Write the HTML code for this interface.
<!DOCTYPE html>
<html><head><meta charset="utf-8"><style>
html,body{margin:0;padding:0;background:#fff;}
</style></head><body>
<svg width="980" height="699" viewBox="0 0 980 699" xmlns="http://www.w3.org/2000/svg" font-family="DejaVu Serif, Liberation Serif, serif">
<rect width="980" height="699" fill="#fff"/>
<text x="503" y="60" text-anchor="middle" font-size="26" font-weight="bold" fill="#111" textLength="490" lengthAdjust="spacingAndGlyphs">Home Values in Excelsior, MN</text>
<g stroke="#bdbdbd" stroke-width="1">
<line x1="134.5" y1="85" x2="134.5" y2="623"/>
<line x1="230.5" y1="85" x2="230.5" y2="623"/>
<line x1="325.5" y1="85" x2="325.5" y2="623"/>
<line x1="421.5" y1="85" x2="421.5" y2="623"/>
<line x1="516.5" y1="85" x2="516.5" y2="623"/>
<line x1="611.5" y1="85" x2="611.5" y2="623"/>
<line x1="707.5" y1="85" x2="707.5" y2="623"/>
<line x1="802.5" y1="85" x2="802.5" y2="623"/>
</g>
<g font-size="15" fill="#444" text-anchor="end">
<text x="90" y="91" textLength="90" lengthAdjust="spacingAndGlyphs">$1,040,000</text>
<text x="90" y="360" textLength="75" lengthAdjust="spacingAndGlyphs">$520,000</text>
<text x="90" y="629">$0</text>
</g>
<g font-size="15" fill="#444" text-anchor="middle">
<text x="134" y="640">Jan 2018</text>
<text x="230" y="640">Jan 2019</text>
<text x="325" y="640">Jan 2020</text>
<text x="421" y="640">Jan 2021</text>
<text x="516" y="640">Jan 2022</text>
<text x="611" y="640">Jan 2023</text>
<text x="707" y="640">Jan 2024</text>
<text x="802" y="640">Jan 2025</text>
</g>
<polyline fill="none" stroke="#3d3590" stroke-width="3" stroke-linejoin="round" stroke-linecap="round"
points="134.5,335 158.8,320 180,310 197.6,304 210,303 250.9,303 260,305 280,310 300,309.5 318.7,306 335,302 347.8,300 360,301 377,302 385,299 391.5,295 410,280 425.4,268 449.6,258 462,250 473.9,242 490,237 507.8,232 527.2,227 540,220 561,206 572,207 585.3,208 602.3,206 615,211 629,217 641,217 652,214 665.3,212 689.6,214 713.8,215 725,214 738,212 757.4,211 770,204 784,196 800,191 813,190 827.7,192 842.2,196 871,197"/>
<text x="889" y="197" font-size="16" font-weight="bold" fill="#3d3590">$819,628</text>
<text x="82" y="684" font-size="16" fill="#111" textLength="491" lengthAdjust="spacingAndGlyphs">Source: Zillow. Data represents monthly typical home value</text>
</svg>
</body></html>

--

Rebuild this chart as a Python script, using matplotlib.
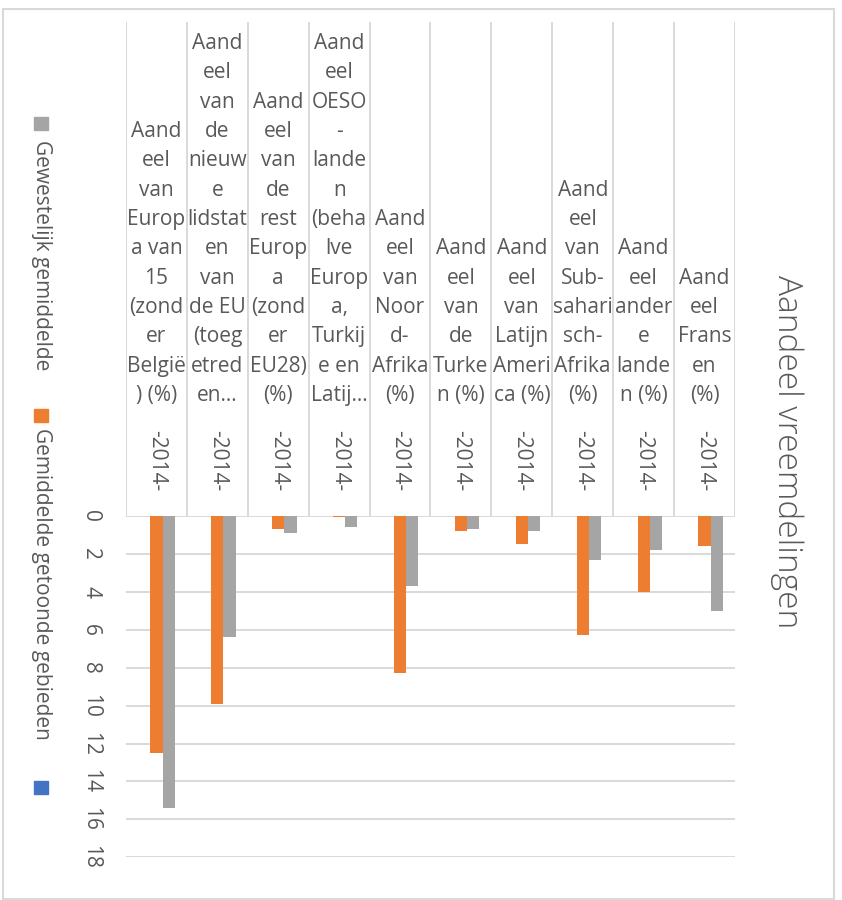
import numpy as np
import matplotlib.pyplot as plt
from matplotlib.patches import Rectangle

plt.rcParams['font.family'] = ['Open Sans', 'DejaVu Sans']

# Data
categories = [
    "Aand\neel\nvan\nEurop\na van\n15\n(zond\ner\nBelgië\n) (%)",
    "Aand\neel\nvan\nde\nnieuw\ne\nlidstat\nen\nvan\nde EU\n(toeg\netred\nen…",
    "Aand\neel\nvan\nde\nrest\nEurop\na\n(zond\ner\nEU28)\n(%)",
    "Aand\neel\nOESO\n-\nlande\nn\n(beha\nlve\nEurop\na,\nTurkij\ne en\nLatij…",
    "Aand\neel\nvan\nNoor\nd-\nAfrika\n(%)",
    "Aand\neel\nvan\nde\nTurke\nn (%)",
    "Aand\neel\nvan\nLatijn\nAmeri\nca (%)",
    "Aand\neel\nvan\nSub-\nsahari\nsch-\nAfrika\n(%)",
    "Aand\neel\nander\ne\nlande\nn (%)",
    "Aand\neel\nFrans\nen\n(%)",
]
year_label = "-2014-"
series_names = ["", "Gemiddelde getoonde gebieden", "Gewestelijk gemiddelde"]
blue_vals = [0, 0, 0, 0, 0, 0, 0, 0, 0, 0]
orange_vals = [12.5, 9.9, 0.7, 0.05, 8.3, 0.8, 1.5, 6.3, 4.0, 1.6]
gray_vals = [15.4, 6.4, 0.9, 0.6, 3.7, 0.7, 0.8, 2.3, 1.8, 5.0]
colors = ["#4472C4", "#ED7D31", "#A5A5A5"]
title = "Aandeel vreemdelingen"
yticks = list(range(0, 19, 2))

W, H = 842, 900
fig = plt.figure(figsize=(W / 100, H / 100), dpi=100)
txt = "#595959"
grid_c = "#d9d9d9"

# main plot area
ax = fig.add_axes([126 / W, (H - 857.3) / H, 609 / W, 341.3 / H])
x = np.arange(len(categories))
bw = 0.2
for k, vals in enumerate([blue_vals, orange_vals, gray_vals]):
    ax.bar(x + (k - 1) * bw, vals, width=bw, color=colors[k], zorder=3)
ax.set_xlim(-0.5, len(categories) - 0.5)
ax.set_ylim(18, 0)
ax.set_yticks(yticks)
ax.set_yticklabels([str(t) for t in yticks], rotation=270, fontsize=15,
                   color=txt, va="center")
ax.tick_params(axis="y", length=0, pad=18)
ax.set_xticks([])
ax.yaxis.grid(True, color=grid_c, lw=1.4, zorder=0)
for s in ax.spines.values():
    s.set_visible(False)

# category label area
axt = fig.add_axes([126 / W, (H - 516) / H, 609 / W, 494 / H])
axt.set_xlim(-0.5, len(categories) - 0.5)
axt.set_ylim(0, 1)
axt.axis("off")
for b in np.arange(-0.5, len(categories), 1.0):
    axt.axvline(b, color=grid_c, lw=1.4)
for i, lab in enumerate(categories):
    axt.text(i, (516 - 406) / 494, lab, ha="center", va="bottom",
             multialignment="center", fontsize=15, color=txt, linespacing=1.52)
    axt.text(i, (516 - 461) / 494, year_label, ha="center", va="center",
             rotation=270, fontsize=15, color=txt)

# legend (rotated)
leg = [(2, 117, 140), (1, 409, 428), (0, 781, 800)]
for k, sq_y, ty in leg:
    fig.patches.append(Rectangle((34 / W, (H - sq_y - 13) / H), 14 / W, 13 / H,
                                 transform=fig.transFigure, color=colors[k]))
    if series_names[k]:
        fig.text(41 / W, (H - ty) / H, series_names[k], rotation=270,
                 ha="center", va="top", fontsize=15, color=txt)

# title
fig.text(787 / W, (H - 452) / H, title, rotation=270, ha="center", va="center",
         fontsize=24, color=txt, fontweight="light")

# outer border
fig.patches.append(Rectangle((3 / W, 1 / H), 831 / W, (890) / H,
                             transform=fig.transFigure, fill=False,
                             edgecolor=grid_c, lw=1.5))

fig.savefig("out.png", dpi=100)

---

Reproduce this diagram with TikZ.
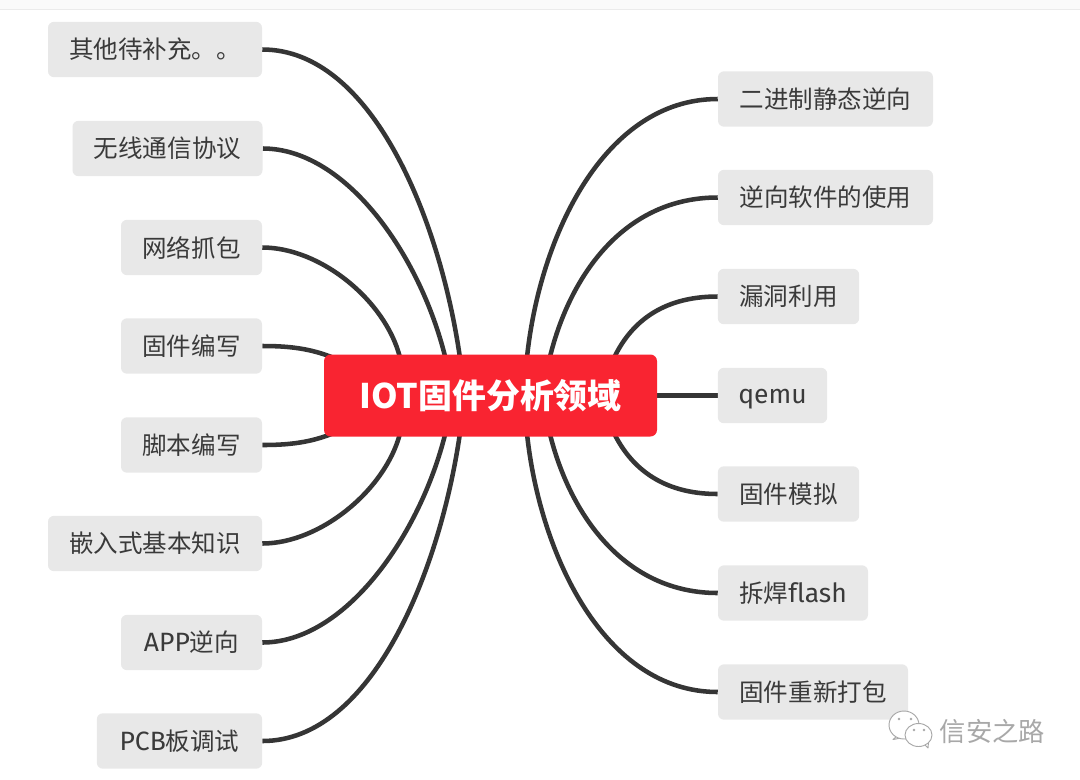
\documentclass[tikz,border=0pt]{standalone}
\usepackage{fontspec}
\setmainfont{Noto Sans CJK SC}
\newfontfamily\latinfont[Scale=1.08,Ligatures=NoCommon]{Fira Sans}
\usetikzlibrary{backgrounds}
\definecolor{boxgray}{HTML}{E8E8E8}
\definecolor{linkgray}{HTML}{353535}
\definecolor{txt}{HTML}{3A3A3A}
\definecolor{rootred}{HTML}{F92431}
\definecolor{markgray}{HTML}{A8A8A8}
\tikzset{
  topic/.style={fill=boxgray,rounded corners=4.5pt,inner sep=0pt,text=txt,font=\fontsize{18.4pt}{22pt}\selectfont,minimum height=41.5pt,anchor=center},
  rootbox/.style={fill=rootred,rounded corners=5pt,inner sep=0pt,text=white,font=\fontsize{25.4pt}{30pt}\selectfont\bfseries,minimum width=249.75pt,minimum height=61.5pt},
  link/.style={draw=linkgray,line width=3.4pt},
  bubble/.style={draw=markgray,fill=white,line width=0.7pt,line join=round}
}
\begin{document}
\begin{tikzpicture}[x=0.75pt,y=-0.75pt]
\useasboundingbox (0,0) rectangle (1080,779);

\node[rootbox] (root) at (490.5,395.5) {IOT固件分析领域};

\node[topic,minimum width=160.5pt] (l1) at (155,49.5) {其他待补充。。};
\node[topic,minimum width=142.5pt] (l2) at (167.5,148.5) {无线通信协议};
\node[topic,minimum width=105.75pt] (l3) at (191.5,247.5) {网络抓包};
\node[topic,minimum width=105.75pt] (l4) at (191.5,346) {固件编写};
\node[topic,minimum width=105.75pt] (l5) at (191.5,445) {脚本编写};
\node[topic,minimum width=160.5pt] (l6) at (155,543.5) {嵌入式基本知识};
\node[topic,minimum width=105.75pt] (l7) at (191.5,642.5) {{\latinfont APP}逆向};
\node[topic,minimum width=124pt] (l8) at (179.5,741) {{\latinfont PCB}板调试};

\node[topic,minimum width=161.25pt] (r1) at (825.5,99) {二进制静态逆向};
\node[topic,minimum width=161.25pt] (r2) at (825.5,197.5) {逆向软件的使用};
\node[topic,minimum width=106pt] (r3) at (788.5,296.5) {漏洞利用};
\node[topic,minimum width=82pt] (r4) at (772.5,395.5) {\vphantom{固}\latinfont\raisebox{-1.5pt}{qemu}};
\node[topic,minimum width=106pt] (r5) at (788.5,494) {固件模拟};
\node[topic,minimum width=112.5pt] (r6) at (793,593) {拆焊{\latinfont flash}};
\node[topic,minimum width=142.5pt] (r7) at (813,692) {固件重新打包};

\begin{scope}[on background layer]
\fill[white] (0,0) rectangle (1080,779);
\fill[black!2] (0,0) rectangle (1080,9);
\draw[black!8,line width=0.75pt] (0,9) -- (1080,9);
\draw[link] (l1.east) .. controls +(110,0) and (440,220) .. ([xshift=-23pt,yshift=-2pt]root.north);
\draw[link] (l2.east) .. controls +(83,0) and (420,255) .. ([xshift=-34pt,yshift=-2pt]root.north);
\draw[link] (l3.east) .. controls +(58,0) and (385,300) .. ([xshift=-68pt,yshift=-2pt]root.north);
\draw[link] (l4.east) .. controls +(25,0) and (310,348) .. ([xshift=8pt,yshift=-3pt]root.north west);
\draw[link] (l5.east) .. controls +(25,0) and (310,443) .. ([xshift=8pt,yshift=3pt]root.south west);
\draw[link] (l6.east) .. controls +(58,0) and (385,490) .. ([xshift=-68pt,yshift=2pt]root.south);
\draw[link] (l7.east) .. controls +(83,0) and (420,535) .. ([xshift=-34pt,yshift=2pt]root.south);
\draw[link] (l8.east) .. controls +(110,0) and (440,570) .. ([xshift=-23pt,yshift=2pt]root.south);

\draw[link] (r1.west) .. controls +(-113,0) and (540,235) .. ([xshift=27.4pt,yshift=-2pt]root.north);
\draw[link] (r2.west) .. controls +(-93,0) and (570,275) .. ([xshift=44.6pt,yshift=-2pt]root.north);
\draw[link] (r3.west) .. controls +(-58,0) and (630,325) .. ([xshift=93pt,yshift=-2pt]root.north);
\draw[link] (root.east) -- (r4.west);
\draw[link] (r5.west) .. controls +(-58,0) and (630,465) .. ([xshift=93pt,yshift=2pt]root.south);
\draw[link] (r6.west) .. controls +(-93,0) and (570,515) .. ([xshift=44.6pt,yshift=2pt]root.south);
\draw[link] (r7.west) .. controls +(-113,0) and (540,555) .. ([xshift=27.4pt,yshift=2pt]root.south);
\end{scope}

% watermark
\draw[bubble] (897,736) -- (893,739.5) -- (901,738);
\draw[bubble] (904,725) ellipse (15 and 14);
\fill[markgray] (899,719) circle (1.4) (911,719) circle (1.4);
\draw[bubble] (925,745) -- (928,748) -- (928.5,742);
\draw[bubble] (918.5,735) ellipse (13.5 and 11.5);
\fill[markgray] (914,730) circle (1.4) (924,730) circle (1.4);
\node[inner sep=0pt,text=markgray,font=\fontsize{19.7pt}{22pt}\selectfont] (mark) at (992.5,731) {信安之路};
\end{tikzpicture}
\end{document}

OBJECTIVE: Set down, word for word, the lines from the one holding "Rebuild this chart" through the one holding "s.set_visible(False)". Skip the pictures.

ANSWER TO THIS EXERCISE:
Rebuild this chart as a Python script, using matplotlib.
import numpy as np
import matplotlib.pyplot as plt
from matplotlib.patches import Rectangle

plt.rcParams['font.family'] = ['Open Sans', 'DejaVu Sans']

# Data
categories = [
    "Aand\neel\nvan\nEurop\na van\n15\n(zond\ner\nBelgië\n) (%)",
    "Aand\neel\nvan\nde\nnieuw\ne\nlidstat\nen\nvan\nde EU\n(toeg\netred\nen…",
    "Aand\neel\nvan\nde\nrest\nEurop\na\n(zond\ner\nEU28)\n(%)",
    "Aand\neel\nOESO\n-\nlande\nn\n(beha\nlve\nEurop\na,\nTurkij\ne en\nLatij…",
    "Aand\neel\nvan\nNoor\nd-\nAfrika\n(%)",
    "Aand\neel\nvan\nde\nTurke\nn (%)",
    "Aand\neel\nvan\nLatijn\nAmeri\nca (%)",
    "Aand\neel\nvan\nSub-\nsahari\nsch-\nAfrika\n(%)",
    "Aand\neel\nander\ne\nlande\nn (%)",
    "Aand\neel\nFrans\nen\n(%)",
]
year_label = "-2014-"
series_names = ["", "Gemiddelde getoonde gebieden", "Gewestelijk gemiddelde"]
blue_vals = [0, 0, 0, 0, 0, 0, 0, 0, 0, 0]
orange_vals = [12.5, 9.9, 0.7, 0.05, 8.3, 0.8, 1.5, 6.3, 4.0, 1.6]
gray_vals = [15.4, 6.4, 0.9, 0.6, 3.7, 0.7, 0.8, 2.3, 1.8, 5.0]
colors = ["#4472C4", "#ED7D31", "#A5A5A5"]
title = "Aandeel vreemdelingen"
yticks = list(range(0, 19, 2))

W, H = 842, 900
fig = plt.figure(figsize=(W / 100, H / 100), dpi=100)
txt = "#595959"
grid_c = "#d9d9d9"

# main plot area
ax = fig.add_axes([126 / W, (H - 857.3) / H, 609 / W, 341.3 / H])
x = np.arange(len(categories))
bw = 0.2
for k, vals in enumerate([blue_vals, orange_vals, gray_vals]):
    ax.bar(x + (k - 1) * bw, vals, width=bw, color=colors[k], zorder=3)
ax.set_xlim(-0.5, len(categories) - 0.5)
ax.set_ylim(18, 0)
ax.set_yticks(yticks)
ax.set_yticklabels([str(t) for t in yticks], rotation=270, fontsize=15,
                   color=txt, va="center")
ax.tick_params(axis="y", length=0, pad=18)
ax.set_xticks([])
ax.yaxis.grid(True, color=grid_c, lw=1.4, zorder=0)
for s in ax.spines.values():
    s.set_visible(False)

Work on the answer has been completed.